Cheney has lackluster voting history
By Compiled from Times wires
© St. Petersburg Times, published September 9, 2000
AUSTIN -- The man who wants to be the education president has picked a running mate who voted in almost no local elections, including school board races and a school bond issue, since he moved to Dallas more than four years ago.
The Dallas Morning News reported Friday that Republican vice presidential candidate Dick Cheney did not vote in 14 of 16 elections since registering in Dallas County in late 1995 -- including the March primary in which he could have cast his vote for his future running mate, George W. Bush.
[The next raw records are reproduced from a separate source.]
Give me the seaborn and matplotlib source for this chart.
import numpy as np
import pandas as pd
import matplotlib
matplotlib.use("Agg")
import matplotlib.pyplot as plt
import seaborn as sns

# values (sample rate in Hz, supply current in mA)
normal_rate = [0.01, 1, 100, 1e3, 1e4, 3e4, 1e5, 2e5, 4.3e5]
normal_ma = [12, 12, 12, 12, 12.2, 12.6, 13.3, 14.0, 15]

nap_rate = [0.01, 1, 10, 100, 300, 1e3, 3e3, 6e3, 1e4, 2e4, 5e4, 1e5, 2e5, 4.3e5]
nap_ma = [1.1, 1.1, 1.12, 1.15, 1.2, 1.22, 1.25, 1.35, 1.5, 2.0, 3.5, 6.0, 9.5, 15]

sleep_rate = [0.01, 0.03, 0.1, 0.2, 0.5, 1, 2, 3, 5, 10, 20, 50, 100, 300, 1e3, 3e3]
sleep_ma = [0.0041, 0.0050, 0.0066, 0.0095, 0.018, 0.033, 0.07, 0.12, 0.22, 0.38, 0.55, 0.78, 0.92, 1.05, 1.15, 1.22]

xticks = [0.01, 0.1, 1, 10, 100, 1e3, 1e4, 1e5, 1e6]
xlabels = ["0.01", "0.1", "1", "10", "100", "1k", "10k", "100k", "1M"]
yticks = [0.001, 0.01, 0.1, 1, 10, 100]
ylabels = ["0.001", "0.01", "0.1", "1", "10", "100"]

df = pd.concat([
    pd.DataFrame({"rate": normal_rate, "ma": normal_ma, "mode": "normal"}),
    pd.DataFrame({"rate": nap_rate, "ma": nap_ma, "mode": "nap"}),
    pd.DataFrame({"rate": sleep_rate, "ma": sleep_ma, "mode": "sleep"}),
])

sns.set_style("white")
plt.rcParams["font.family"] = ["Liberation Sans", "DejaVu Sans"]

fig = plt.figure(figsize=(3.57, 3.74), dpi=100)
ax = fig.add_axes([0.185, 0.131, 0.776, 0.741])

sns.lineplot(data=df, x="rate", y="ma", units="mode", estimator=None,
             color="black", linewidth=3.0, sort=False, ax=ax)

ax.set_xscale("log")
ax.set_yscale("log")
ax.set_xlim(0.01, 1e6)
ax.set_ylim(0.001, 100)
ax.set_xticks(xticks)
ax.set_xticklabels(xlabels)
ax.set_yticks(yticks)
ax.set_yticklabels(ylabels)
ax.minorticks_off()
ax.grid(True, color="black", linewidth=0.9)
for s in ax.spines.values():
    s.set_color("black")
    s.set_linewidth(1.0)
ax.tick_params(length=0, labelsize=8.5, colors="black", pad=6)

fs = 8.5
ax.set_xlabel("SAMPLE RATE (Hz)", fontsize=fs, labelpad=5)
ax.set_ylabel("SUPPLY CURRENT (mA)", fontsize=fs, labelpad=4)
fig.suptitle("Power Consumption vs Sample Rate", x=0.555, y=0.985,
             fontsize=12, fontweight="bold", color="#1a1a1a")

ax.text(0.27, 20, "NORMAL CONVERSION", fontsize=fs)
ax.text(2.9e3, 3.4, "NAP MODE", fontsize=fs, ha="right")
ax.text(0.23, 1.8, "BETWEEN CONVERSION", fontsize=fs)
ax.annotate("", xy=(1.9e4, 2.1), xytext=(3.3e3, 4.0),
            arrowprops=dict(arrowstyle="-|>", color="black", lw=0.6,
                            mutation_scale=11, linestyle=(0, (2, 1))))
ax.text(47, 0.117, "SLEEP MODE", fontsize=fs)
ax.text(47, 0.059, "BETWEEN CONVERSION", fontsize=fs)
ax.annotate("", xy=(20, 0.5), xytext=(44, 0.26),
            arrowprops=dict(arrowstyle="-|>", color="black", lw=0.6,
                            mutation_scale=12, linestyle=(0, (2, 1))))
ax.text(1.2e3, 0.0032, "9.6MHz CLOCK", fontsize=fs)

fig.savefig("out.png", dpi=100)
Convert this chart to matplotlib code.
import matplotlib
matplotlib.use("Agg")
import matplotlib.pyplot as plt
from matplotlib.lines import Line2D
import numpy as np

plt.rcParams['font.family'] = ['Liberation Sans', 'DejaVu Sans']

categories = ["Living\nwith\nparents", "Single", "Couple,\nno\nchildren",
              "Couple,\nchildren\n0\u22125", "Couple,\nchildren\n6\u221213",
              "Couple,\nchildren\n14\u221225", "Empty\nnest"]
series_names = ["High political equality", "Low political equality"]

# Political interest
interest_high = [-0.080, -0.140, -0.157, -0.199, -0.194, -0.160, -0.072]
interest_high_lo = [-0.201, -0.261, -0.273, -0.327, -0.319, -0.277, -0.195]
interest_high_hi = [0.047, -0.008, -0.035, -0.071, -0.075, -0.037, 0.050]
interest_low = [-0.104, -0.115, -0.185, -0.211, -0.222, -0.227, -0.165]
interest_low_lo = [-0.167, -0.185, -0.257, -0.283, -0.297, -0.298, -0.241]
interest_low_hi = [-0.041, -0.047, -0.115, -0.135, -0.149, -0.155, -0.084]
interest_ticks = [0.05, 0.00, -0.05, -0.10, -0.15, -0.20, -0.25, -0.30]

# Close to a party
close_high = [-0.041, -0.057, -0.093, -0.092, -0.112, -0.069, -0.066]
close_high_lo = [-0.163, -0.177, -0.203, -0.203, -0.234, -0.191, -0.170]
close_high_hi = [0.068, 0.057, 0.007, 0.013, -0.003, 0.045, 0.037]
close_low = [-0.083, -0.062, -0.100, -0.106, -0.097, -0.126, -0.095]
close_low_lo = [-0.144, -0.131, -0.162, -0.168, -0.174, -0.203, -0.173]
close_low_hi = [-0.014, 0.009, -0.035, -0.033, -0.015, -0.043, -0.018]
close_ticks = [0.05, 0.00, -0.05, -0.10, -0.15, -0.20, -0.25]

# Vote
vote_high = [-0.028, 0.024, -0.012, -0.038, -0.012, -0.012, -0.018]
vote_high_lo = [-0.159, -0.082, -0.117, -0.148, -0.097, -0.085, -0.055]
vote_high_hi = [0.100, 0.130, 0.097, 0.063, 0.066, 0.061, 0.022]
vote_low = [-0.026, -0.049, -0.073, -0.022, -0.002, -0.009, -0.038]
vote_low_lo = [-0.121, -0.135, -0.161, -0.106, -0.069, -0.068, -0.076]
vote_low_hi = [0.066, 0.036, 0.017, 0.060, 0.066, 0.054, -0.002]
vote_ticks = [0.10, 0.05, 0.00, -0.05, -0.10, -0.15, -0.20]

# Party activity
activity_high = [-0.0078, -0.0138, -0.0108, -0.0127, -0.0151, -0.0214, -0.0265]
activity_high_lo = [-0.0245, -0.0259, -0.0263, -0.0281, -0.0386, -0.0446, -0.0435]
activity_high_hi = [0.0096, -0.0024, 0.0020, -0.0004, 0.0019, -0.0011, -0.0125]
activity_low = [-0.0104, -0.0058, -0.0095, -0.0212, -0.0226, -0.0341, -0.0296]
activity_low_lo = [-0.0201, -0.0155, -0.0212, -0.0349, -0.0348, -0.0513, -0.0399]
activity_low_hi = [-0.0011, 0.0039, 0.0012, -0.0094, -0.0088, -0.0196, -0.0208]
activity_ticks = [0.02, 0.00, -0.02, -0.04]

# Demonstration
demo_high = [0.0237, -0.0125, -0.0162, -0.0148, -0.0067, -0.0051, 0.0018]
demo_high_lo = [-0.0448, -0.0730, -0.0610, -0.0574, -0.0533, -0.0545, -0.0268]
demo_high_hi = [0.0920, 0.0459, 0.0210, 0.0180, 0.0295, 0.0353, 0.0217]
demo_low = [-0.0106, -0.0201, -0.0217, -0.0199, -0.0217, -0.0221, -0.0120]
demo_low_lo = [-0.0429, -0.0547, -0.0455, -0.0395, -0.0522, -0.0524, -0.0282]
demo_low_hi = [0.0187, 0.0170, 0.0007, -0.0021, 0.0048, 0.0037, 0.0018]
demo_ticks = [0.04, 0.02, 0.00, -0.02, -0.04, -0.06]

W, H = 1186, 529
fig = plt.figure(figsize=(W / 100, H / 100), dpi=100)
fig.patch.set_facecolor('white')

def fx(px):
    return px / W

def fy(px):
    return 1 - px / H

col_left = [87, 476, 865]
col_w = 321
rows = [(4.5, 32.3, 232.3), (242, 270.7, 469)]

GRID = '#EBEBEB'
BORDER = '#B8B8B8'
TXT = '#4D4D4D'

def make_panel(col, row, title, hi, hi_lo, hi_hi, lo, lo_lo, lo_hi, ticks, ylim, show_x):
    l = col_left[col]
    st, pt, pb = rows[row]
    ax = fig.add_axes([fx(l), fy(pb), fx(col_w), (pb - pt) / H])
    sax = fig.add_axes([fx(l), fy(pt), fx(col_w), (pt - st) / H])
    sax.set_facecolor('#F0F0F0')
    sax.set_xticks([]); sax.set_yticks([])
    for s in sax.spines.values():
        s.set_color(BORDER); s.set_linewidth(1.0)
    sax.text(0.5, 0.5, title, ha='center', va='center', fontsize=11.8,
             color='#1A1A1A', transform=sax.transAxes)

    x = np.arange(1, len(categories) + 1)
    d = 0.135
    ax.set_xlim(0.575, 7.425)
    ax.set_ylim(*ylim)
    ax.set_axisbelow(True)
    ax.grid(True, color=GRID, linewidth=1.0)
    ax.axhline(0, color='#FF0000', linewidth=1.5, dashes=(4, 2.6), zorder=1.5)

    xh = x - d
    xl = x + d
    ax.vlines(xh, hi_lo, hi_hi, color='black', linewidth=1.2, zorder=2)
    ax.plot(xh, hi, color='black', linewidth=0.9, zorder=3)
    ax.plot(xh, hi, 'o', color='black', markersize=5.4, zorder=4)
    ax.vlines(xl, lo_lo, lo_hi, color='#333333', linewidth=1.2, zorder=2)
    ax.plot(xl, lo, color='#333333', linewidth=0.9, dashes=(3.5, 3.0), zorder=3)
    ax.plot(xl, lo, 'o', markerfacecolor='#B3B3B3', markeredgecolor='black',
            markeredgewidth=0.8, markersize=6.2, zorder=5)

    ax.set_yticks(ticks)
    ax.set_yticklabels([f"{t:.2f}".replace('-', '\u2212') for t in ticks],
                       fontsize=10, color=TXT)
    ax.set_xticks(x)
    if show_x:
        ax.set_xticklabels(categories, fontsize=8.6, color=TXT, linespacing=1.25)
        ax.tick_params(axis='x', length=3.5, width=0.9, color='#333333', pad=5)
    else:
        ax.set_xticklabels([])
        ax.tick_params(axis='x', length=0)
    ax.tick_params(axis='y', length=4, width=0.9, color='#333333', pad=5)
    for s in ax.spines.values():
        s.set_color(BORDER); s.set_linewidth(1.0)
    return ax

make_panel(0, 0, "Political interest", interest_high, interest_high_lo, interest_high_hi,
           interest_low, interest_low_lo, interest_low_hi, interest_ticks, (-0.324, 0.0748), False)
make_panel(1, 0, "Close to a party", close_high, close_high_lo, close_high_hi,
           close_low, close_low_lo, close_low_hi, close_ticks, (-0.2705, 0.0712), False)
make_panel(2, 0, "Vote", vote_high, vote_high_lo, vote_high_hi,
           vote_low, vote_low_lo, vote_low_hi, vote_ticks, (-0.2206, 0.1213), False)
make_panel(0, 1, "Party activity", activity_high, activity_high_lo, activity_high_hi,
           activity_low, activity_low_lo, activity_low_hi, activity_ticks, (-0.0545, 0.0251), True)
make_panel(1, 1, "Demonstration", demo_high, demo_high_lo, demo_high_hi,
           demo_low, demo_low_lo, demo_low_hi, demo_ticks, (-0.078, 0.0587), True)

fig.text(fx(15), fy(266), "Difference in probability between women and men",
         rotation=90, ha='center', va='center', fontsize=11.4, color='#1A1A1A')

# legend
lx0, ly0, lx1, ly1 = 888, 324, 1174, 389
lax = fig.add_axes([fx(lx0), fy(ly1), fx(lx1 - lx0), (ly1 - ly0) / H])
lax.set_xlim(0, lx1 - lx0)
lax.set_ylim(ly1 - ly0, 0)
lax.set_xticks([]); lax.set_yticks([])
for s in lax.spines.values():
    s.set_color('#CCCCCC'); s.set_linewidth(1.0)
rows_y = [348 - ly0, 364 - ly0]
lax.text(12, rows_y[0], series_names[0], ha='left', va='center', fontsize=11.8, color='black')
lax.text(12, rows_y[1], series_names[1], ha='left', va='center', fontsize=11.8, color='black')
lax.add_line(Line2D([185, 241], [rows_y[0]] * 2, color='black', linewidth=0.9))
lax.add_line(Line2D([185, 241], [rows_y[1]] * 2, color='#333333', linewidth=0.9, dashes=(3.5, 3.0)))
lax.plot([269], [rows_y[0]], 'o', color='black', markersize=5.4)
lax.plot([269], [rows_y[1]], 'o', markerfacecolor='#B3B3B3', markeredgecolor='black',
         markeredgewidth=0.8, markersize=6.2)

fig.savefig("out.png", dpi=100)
The elections also included state primaries, runoffs, municipal and school board elections, and votes on constitutional amendments and a school bond issue.
Cheney and Bush have spent much of the last three weeks traveling the country and stressing the importance of local involvement and control of schools. Asked Friday by reporters what his voting record said about the importance of school elections, Cheney said: "I'm sure they are for people that are connected with them. But I also traveled a great deal. Dallas was my base, that's where I lived and was headquartered. But I was not involved in community affairs very extensively in Dallas. My focus was on global concerns."
Cheney, campaigning in Connecticut, said he voted in "every federal primary and general election in the last twenty-some years."
An aide to Cheney explained that he was out of town for this year's presidential primary and noted that Bush's main challenger, Sen. John McCain of Arizona, had already dropped out of the race by then.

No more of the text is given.